For the record, Lena Dunham is a fan of "Sex and the City."
"'Girls'" is a show that couldn't exist without 'Sex and the City' and is about girls who grew up watching 'SATC,' but is not directly linked to 'SATC,'" Dunham says about the highly anticipated new HBO series she created, wrote, directs and stars in. Unlike the fab, Manolo-filled lives of Carrie and co., "Girls" is about four 20-somethings fumbling through life in Brooklyn. Wannabe writer Hannah, played by Dunham, and her besties glamorize a different New York, one where blog writers are subsidized by mom and dad and affairs take place on couches in Prospect Heights rather than at the Ritz.
"'SATC' characters are always going to be archetype for women in New York, but we are covering a different age range," Dunham explains. "This show just has a different energy."
Dunham's New York is populated by entitled youth who have awkward sex, both subjects she also explored in her 2010 breakthrough movie "Tiny Furniture," which won the Narrative Feature Film Award at SXSW and charmed HBO executives. The film was based on her post-college experience lingering around her parents' Tribeca loft while trying to find herself, a similar sentiment shared by Hannah -- but one not all viewers may be sympathetic to.
"Some of these issues might seem 'hashtag: white girl problems,' but I also think that some of that is real," Dunham insists. "Hannah is self-aware about some of it and not about some of it, much the way people are in real life. We're saying it's OK to laugh at her. It's OK to criticize her."
Even if Hannah's family life isn't entirely relatable, the candor with which the show examines relationships will be. Sex scenes are graphic and cringe-worthy; in one shot, Dunham is naked and on her knees. Throughout the series, she doesn't shy away from opportunities to brazenly bare her larger-than-Size-2 body.
"Because historically the women who do sex scenes look a certain way, there is something inherently political about putting a body that doesn't look that way onto the screen," she explains. "That was sort of the impetus starting out. My character doesn't look like a model, and my character has sex -- those are two facts of the show and facts of many young women's lives."
Voice of a generation
Despite Hannah's lofty declaration, "I might be the voice of my generation," in the "Girls" pilot, Lena Dunham swears she has no such goals.
"I've never felt that way," she says. "When I conceived the show I [just thought] I was speaking to smart girls who are looking for depictions of themselves that they haven't seen on TV before."

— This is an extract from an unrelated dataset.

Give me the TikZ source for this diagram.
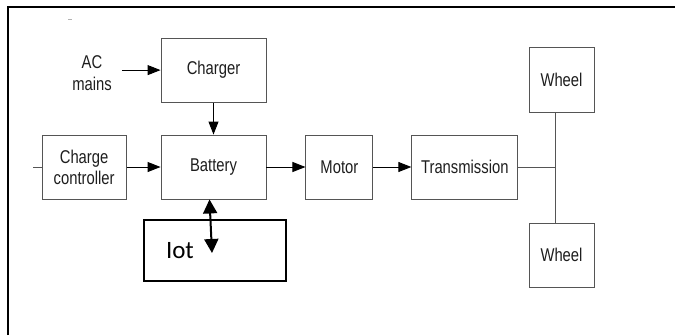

Of all the conversation-sparking scenes in the "Girls" premiere episode, one in particular sticks out. We had to know: Why does Hannah eat a cupcake in the bathtub?
"It makes so much sense to me," Dunham laughs. "It's just so funny because I was just like, 'Obviously, if you're late to go to work in the morning and you have poor nutritional habits you're going to eat your breakfast hanging out of the shower, and it's going to be a cupcake.' It just made sense to me. Kudos to you, if you've never eaten food in the bath and/or shower. I thought everyone had. So that to me was one of those things where I'm like, 'It's so relatable eating food in the shower,' and then people don't get it."